Saturday, February 16, 2008

The Intentional Destruction of Muscle Fiber

The rhythmic *thunk, thunk* of the boards reverberates off the walls and ceiling as I walk with my partner through the infield tunnel toward the claustrophobic vastness of the Superdrome paddock. Silently we watch together as the track reveals itself in pieces as greater portions come into our line of sight. My partner, a freshly built EAI Brass Knuckle, is ready for the battle I am to face against this most intimidating opponent.

As I make my way up the ramp I swing my head to follow a rider, bringing me face to face with the seemingly vertical wall that makes up turns three and four. From where I stand the top rail is easily thirty vertical feet away and nearly straight up. The rider, at full song and addressing the track with an assault of brutal aggression, enters and exits my field of vision in only a fraction of a second. While the railroad clunk and bump of the boards and helicopter whoosh of carbon spoke wheels waxes and wanes along with the rider, one final impression manifests itself and strikes a deeper chord: the sound of power; real human power. If you’ve been curbside at a criterium you undoubtedly know this sound, but here at the track it comes to life like no other place.

The sound to which I refer is one of a tire trying to part ways with the road. My love for motorcycle road racing conjures visions of Valentino Rossi exiting corners with fistfuls of screaming throttle on a sliding, spinning and smoking rear tire, but here the raw sound of power translates into unbelievable speed and acceleration at the expense of the textured surface of the Superdrome as small flecks of paint pepper the apron following his concerted effort to destroy muscle sinew.

Moments later the rider enters turn three again, this time finished with his attack and riding on the apron. The only effort being made is enough to keep the bicycle upright and stop from revisiting lunch right there on the track. Turning to continue my trek to the myriad of blue benches in the paddock, I release my white knuckled grip on the bars and wipe the sweat away from my palms.

Recycled plastic benches litter the covered paddock, providing convenient spots for bikes, gear and bodies. Attendance tonight is sparse, but it is only Tuesday and the mercury is lounging in the high 90’s. That night I began the first of many utterly unfocused nights of training at the track. I was getting more joy and excitement out of simply riding around on the high banking, allaying my fears and figuring out how best to utilize the different chain rings and cogs in my improvised track bag. My layman’s vocabulary increased exponentially over the coming weeks along with my grasp of a proper warm-up and focused interval training. I would eventually become comfortable in pace lines, better understand methods of shedding and increasing speed using the steep banking and was finally able to unclip and stop without hitting a pole, bench or the pavement.

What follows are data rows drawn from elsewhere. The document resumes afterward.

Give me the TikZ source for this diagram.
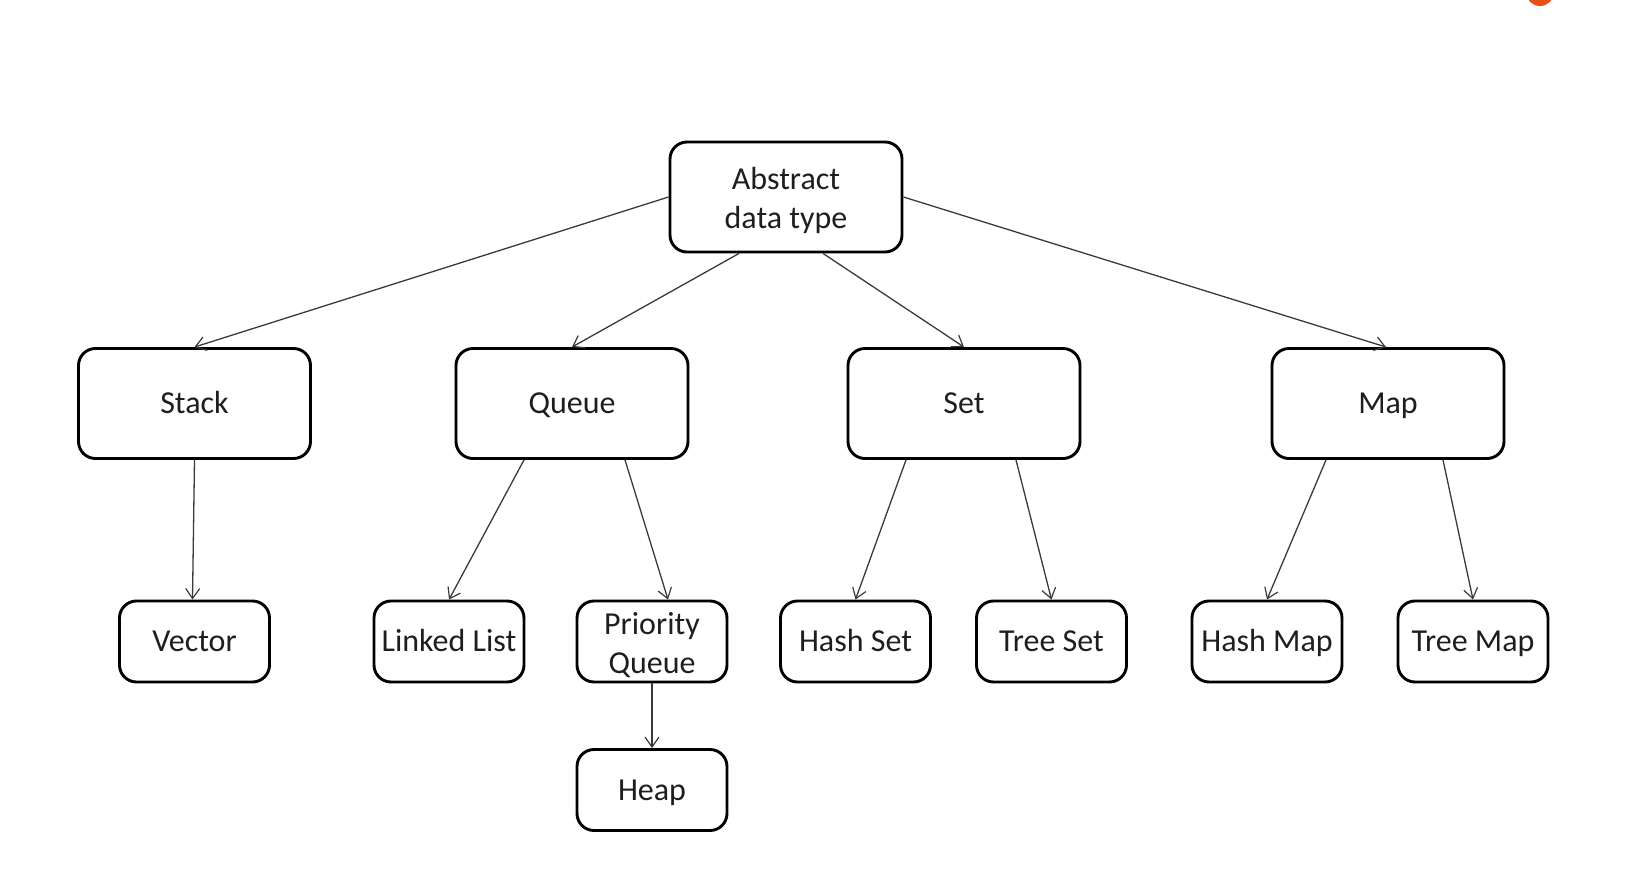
\documentclass[tikz,border=0pt]{standalone}
\usepackage{fontspec}
\setmainfont{Carlito}
\usetikzlibrary{arrows.meta,calc}
\definecolor{txt}{HTML}{1E1E1E}
\definecolor{edge}{HTML}{3A3A3A}
\definecolor{blob}{HTML}{E8501A}
\newcommand{\upstrut}{\rule{0pt}{29pt}}
\begin{document}
\begin{tikzpicture}[x=1pt,y=-1pt,
  box/.style={draw=black,line width=2.9pt,rounded corners=17pt,fill=white,
    text=txt,inner sep=0pt,font=\fontsize{32}{38.5}\selectfont},
  one/.style={text height=20pt,text depth=0pt},
  two/.style={align=center},
  big/.style={box,minimum width=232pt,minimum height=110pt},
  small/.style={box,minimum width=150pt,minimum height=81pt},
  conn/.style={draw=edge,line width=1.3pt,-{Straight Barb[length=10pt,width=14pt,line width=1.2pt]}}]
\useasboundingbox (0,0) rectangle (1634,896);
\fill[blob] (1540,-8) circle (14);
\node[big,two] (abs) at (786,197) {\upstrut Abstract\\data type};
\node[big,one] (stack) at (194.5,403.5) {Stack};
\node[big,one] (queue) at (572,403.5) {Queue};
\node[big,one] (set) at (964,403.5) {Set};
\node[big,one] (map) at (1388,403.5) {Map};
\node[small,one] (vector) at (194.5,641.5) {Vector};
\node[small,one] (ll) at (449,641.5) {Linked List};
\node[small,two] (pq) at (652,641.5) {\upstrut Priority\\Queue};
\node[small,one] (hs) at (855.5,641.5) {Hash Set};
\node[small,one] (ts) at (1051.5,641.5) {Tree Set};
\node[small,one] (hm) at (1267,641.5) {Hash Map};
\node[small,one] (tm) at (1473,641.5) {Tree Map};
\node[small,one] (heap) at (652,790) {Heap};
\draw[conn] (abs.west) -- (stack.north);
\draw[conn] ([xshift=-47pt]abs.south) -- (queue.north);
\draw[conn] ([xshift=37pt]abs.south) -- (set.north);
\draw[conn] (abs.east) -- ([xshift=-2pt]map.north);
\draw[conn] (stack.south) -- ([xshift=-2pt]vector.north);
\draw[conn] ([xshift=-48pt]queue.south) -- (ll.north);
\draw[conn] ([xshift=53pt]queue.south) -- ([xshift=16pt]pq.north);
\draw[conn] ([xshift=-58pt]set.south) -- (hs.north);
\draw[conn] ([xshift=52pt]set.south) -- (ts.north);
\draw[conn] ([xshift=-62pt]map.south) -- (hm.north);
\draw[conn] ([xshift=55pt]map.south) -- (tm.north);
\draw[conn] (pq.south) -- (heap.north);
\end{tikzpicture}
\end{document}
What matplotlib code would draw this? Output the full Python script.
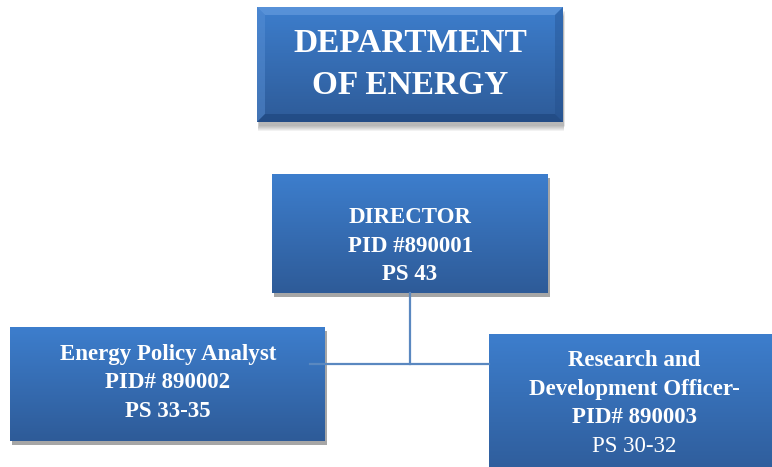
import numpy as np
import matplotlib
matplotlib.use("Agg")
import matplotlib.pyplot as plt
from matplotlib.colors import LinearSegmentedColormap
from matplotlib.patches import Rectangle, Polygon

# org chart content
title_lines = ["DEPARTMENT", "OF ENERGY"]
director_lines = ["DIRECTOR", "PID #890001", "PS 43"]
analyst_lines = ["Energy Policy Analyst", "PID# 890002", "PS 33-35"]
officer_lines = ["Research and", "Development Officer-", "PID# 890003", "PS 30-32"]
officer_bold = [True, True, True, False]

W, H = 772, 467
fig = plt.figure(figsize=(W / 100, H / 100), dpi=100)
ax = fig.add_axes([0, 0, 1, 1])
ax.set_xlim(0, W)
ax.set_ylim(H, 0)
ax.axis("off")

grad = LinearSegmentedColormap.from_list("blu", ["#3d7ecd", "#2e5b98"])
col = np.linspace(0, 1, 256).reshape(-1, 1)
SERIF = ["Liberation Serif", "DejaVu Serif"]


def gbox(x0, y0, x1, y1, shadow=True, z=2):
    if shadow:
        ax.add_patch(Rectangle((x0 + 2, y0 + 4), x1 - x0, y1 - y0,
                               color="#a6a6a6", zorder=z - 1, lw=0))
    ax.imshow(col, cmap=grad, extent=(x0, x1, y1, y0), aspect="auto",
              origin="upper", zorder=z, interpolation="bilinear")


def lines_text(cx, cy, lines, size, step, bold=None):
    n = len(lines)
    for i, s in enumerate(lines):
        w = "bold" if (bold is None or bold[i]) else "normal"
        y = cy + (i - (n - 1) / 2) * step
        ax.text(cx, y, s, ha="center", va="center", color="white",
                fontsize=size, fontweight=w, family=SERIF, zorder=6)


# title box with bevel and soft shadow
tx0, ty0, tx1, ty1 = 257, 7, 563, 122
for k in range(6):
    ax.add_patch(Rectangle((tx0 + 2 - k * 0.3, ty0 + 4 + k), tx1 - tx0, ty1 - ty0,
                           color="#000000", alpha=0.05, lw=0, zorder=1))
gbox(tx0, ty0, tx1, ty1, shadow=False, z=2)
b = 8
ax.add_patch(Polygon([(tx0, ty0), (tx1, ty0), (tx1 - b, ty0 + b), (tx0 + b, ty0 + b)],
                     color="#6fa3e3", alpha=0.55, lw=0, zorder=3))
ax.add_patch(Polygon([(tx0, ty0), (tx0 + b, ty0 + b), (tx0 + b, ty1 - b), (tx0, ty1)],
                     color="#5c93d8", alpha=0.45, lw=0, zorder=3))
ax.add_patch(Polygon([(tx1, ty0), (tx1, ty1), (tx1 - b, ty1 - b), (tx1 - b, ty0 + b)],
                     color="#1f4a86", alpha=0.35, lw=0, zorder=3))
ax.add_patch(Polygon([(tx0, ty1), (tx0 + b, ty1 - b), (tx1 - b, ty1 - b), (tx1, ty1)],
                     color="#1a3f75", alpha=0.5, lw=0, zorder=3))
lines_text(410, 64.5, title_lines, 24, 43)

# position boxes
gbox(272, 174, 548, 293)
lines_text(410, 246, director_lines, 16.5, 28.5)

gbox(10, 327, 325, 441)
lines_text(168, 383, analyst_lines, 16.5, 28.5)

gbox(489, 334, 779, 480, shadow=False)
lines_text(634, 403.5, officer_lines, 16.5, 28.5, officer_bold)

# connectors
ax.plot([410, 410], [293, 364], color="#5a88c0", lw=1.6, zorder=5)
ax.plot([310, 489], [364, 364], color="#5a88c0", lw=1.6, zorder=5)

ax.set_xlim(0, W)
ax.set_ylim(H, 0)
fig.savefig("out.png", dpi=100)
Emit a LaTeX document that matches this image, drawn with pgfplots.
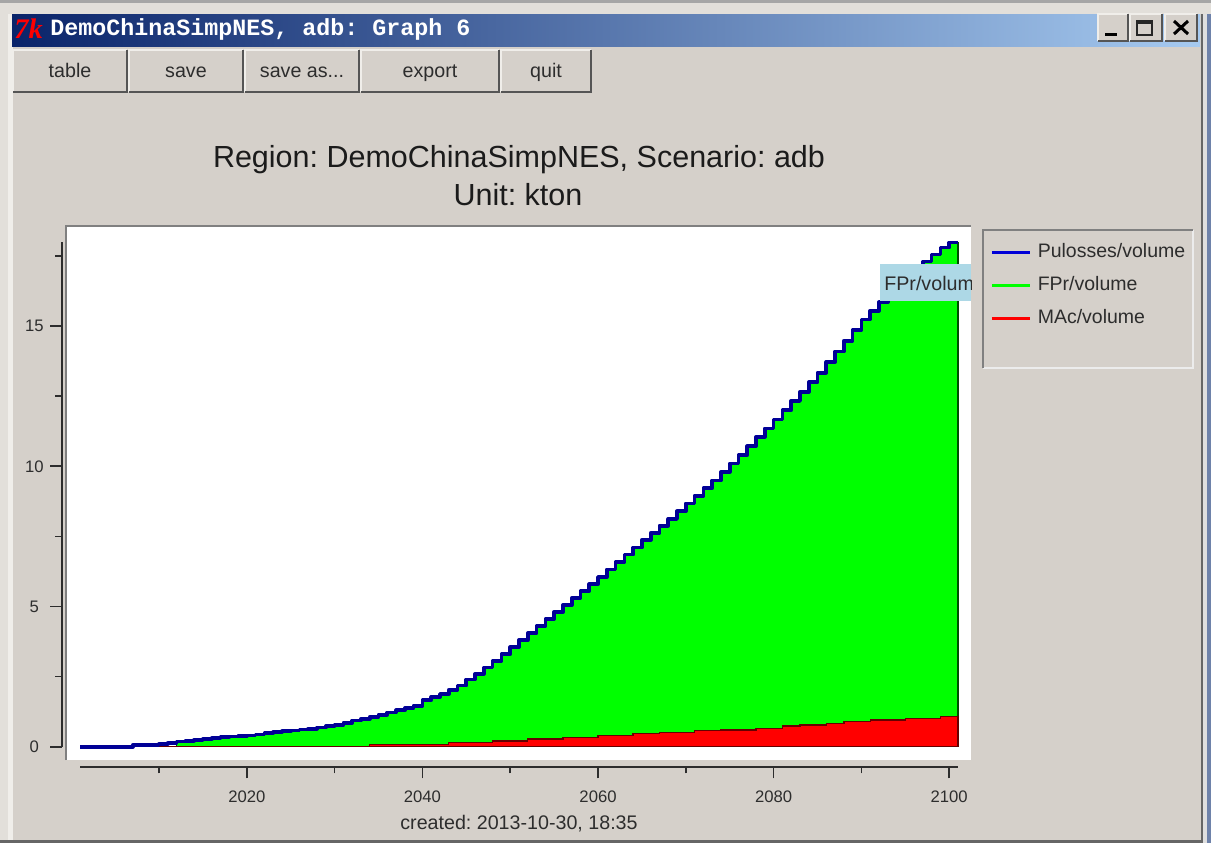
\documentclass[border=0pt]{standalone}
\usepackage{pgfplots}
\pgfplotsset{compat=1.18}
\usepackage{pgfplotstable}
\usepackage{fontspec}
\setmainfont{Liberation Sans}
\newfontfamily\monob{Liberation Mono}
\newfontfamily\serifb{Liberation Serif}
\definecolor{winbg}{RGB}{213,208,202}
\definecolor{winlight}{RGB}{226,223,218}
\definecolor{winlighter}{RGB}{240,238,234}
\definecolor{tbl}{RGB}{10,36,106}
\definecolor{tbr}{RGB}{166,202,240}
\definecolor{txt}{RGB}{45,45,45}
\definecolor{edge}{RGB}{85,85,85}
\definecolor{tip}{RGB}{173,216,230}
\definecolor{bluel}{RGB}{0,0,150}
\definecolor{bluek}{RGB}{0,0,215}
\definecolor{frameblue}{RGB}{110,130,170}
\pgfplotstableread{
year total
2001 0
2002 0
2003 0
2004 0
2005 0
2006 0
2007 .06
2008 .06
2009 .06
2010 .10
2011 .14
2012 .18
2013 .21
2014 .24
2015 .28
2016 .31
2017 .34
2018 .36
2019 .38
2020 .40
2021 .44
2022 .48
2023 .52
2024 .55
2025 .58
2026 .61
2027 .64
2028 .68
2029 .73
2030 .78
2031 .85
2032 .93
2033 1.0
2034 1.07
2035 1.14
2036 1.22
2037 1.3
2038 1.38
2039 1.46
2040 1.66
2041 1.77
2042 1.88
2043 2.03
2044 2.18
2045 2.4
2046 2.6
2047 2.82
2048 3.05
2049 3.3
2050 3.55
2051 3.8
2052 4.05
2053 4.3
2054 4.55
2055 4.8
2056 5.05
2057 5.3
2058 5.55
2059 5.8
2060 6.05
2061 6.32
2062 6.58
2063 6.85
2064 7.1
2065 7.38
2066 7.63
2067 7.88
2068 8.12
2069 8.4
2070 8.68
2071 8.95
2072 9.22
2073 9.5
2074 9.8
2075 10.1
2076 10.4
2077 10.72
2078 11.05
2079 11.35
2080 11.67
2081 12.0
2082 12.33
2083 12.66
2084 13.0
2085 13.34
2086 13.72
2087 14.1
2088 14.48
2089 14.86
2090 15.24
2091 15.55
2092 15.85
2093 16.15
2094 16.45
2095 16.75
2096 17.05
2097 17.3
2098 17.56
2099 17.8
2100 17.98
2101 17.98
}\totaltable
\pgfplotstableread{
year mac
2001 0
2034 .07
2043 .15
2048 .2
2052 .27
2056 .33
2060 .39
2064 .46
2067 .51
2071 .57
2074 .6
2078 .66
2081 .74
2083 .78
2086 .83
2088 .89
2091 .95
2095 1.01
2099 1.08
2101 1.08
}\mactable
\pgfplotstableread{
year fpr
2001 0
2011 0
2012 .16
2013 .19
2014 .22
2015 .26
2016 .29
2017 .32
2018 .34
2019 .36
2020 .38
2021 .42
2022 .46
2023 .50
2024 .53
2025 .56
2026 .59
2027 .62
2028 .66
2029 .71
2030 .76
2031 .83
2032 .91
2033 .98
2034 1.05
2035 1.12
2036 1.20
2037 1.28
2038 1.36
2039 1.44
2040 1.64
2041 1.75
2042 1.86
2043 2.01
2044 2.16
2045 2.38
2046 2.58
2047 2.80
2048 3.03
2049 3.28
2050 3.53
2051 3.78
2052 4.03
2053 4.28
2054 4.53
2055 4.78
2056 5.03
2057 5.28
2058 5.53
2059 5.78
2060 6.03
2061 6.30
2062 6.56
2063 6.83
2064 7.08
2065 7.36
2066 7.61
2067 7.86
2068 8.10
2069 8.38
2070 8.66
2071 8.93
2072 9.20
2073 9.48
2074 9.78
2075 10.08
2076 10.38
2077 10.70
2078 11.03
2079 11.33
2080 11.65
2081 11.98
2082 12.31
2083 12.64
2084 12.98
2085 13.32
2086 13.70
2087 14.08
2088 14.46
2089 14.84
2090 15.22
2091 15.53
2092 15.83
2093 16.13
2094 16.43
2095 16.73
2096 17.03
2097 17.28
2098 17.54
2099 17.78
2100 17.96
2101 17.96
}\fprtable
\newcommand{\fs}[1]{\fontsize{#1}{#1}\selectfont}
\newcommand{\btn}[3]{%
  \fill[winbg] (#1,50) rectangle (#2,92);
  \draw[winlighter,line width=1pt] (#1,92) -- (#1,50) -- (#2,50);
  \draw[edge,line width=1.3pt] (#1,92) -- (#2,92) -- (#2,50);
  \node[txt,font=\fs{11.8pt},anchor=base] at ({(#1+#2)/2},77.5) {#3};}
\frenchspacing
\begin{document}
\begin{tikzpicture}
\begin{scope}[x=0.6pt,y=-0.6pt]
\useasboundingbox (0,0) rectangle (1211,843);
% window frame
\fill[winlight] (0,0) rectangle (1211,843);
\fill[gray!70] (0,0) rectangle (1211,3);
\fill[winlighter] (8,14) rectangle (13,840);
\fill[winbg] (13,14) rectangle (1201,840);
\fill[gray!80!black] (0,840) rectangle (1211,843);
\fill[gray!80!black] (1201,14) rectangle (1203,843);
\fill[white!75!gray] (1203,14) rectangle (1207,843);
\fill[frameblue] (1207,14) rectangle (1211,843);
% title bar
\shade[left color=tbl,right color=tbr] (12,14) rectangle (1200,46);
\node[red,font=\serifb\bfseries\itshape\fs{17pt},anchor=west,inner sep=0pt] at (14,29) {7k};
\node[white,font=\monob\bfseries\fs{14pt},anchor=west,inner sep=0pt] at (50,29) {DemoChinaSimpNES, adb: Graph 6};
% window buttons
\foreach \a/\b in {1098/1128,1130/1162,1165/1197}{
  \fill[winbg] (\a,14) rectangle (\b,41);
  \draw[winlighter,line width=.7pt] (\a,41) -- (\a,14) -- (\b,14);
  \draw[edge,line width=.8pt] (\a,41) -- (\b,41) -- (\b,14);}
\fill[black] (1105,33) rectangle (1117,36);
\draw[black!85,line width=1pt] (1137,21) rectangle (1152,35);
\fill[black!85] (1137,20) rectangle (1152,24);
\draw[black,line width=1.8pt] (1174,21) -- (1188,34) (1188,21) -- (1174,34);
% buttons
\btn{13}{127}{table}
\btn{129}{243}{save}
\btn{245}{359}{save as...}
\btn{361}{499}{export}
\btn{501}{591}{quit}
% titles
\node[txt!60!black,font=\fs{18.3pt}] at (519,160) {Region: DemoChinaSimpNES, Scenario: adb};
\node[txt!60!black,font=\fs{18.3pt}] at (518,195) {Unit: kton};
\node[txt,font=\fs{11.8pt}] at (519,824) {created: 2013-10-30, 18:35};
% plot panel
\fill[white] (66,226) rectangle (971,760);
\draw[gray,line width=1pt] (66,760) -- (66,226) -- (971,226);
% legend panel
\draw[white!85!gray,line width=1pt] (983,368) -- (1193,368) -- (1193,230);
\draw[gray,line width=1pt] (983,368) -- (983,230) -- (1193,230);
\end{scope}
\begin{axis}[
  at={(48pt,-448.02pt)},anchor=south west,
  scale only axis,width=526.8pt,height=302.82pt,
  xmin=2001,xmax=2101,ymin=0,ymax=18,
  clip=false,
  separate axis lines,
  axis x line=bottom,axis y line=left,
  axis x line shift=12pt,axis y line shift=10.8pt,
  axis line style={-,draw=txt,line width=1.2pt},
  xtick={2020,2040,2060,2080,2100},
  minor xtick={2010,2030,2050,2070,2090},
  ytick={0,5,10,15},
  minor ytick={2.5,7.5,12.5,17.5},
  tick align=outside,
  major tick length=7pt,minor tick length=4pt,
  every tick/.style={draw=txt,line width=1pt},
  /pgf/number format/1000 sep={},
  /pgf/number format/assume math mode=true,
  tick label style={font=\fs{10pt},text=txt},
  yticklabel style={anchor=center,xshift=-9.6pt},
  xticklabel style={anchor=center,yshift=-11pt},
  legend cell align=left,
  legend style={at={(1.0364,1.012)},anchor=north west,draw=none,fill=none,
    font=\fs{11.7pt},text=txt,inner sep=0pt,outer sep=0pt,row sep=0pt,
    nodes={inner sep=0pt,text height=13pt,text depth=6.8pt}},
  legend image code/.code={\draw[#1] (0pt,0pt) -- (23pt,0pt);},
]
\addlegendimage{bluek,line width=2.3pt}
\addlegendentry{\hspace{3.4pt}Pulosses/volume}
\addlegendimage{green,line width=2.3pt}
\addlegendentry{\hspace{3.4pt}FPr/volume}
\addlegendimage{red,line width=2.3pt}
\addlegendentry{\hspace{3.4pt}MAc/volume}
\addplot[forget plot,const plot,fill=green,draw=black!70!green,line width=.8pt] table[x=year,y=fpr] {\fprtable} \closedcycle;
\addplot[forget plot,const plot,fill=red,draw=black!60!red,line width=.8pt] table[x=year,y=mac] {\mactable} \closedcycle;
\addplot[forget plot,const plot,bluel,line width=2.2pt,line join=round] table[x=year,y=total] {\totaltable};
\end{axis}
% hover label
\begin{scope}[x=0.6pt,y=-0.6pt]
\fill[tip] (880,264) rectangle (971,301);
\clip (880,264) rectangle (971,301);
\node[txt,font=\fs{11.8pt},anchor=west,inner sep=0pt] at (884,283) {FPr/volume};
\end{scope}
\end{tikzpicture}
\end{document}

My plan was to stay out of racing until the 2008 season, but several people urged me to give it a shot while I was still fresh on the learning curve. I wasn’t sure at first, but it was quickly apparent that direct experience in a pack was the best way to learn and increase my awareness of track etiquette. The fun factor went through the roof and the little switch in my head that makes me ultra-competitive got flipped to a near permanent ON position. Inspired, informed and full of energy I began to attack my workouts with renewed determination and no loss of humor. I was still making a slew of mistakes, miscalculations and otherwise forgettable errors. Along the way I had friendly advice and encouragement from everyone I met in the paddock, which was much appreciated and listened to in great detail. I wanted information, and they had it in spades. My workouts improved dramatically and my performance accelerated right along with it. To everyone who helped me through those first five Friday nights of racing, I offer a humble thank you.

And now, come the final weekend in March, the 2008 racing season will begin at the Superdrome. Please come out and enjoy an evening of racing from the stands, or better yet from the saddle. Admission for spectators and advice for new racers is always free.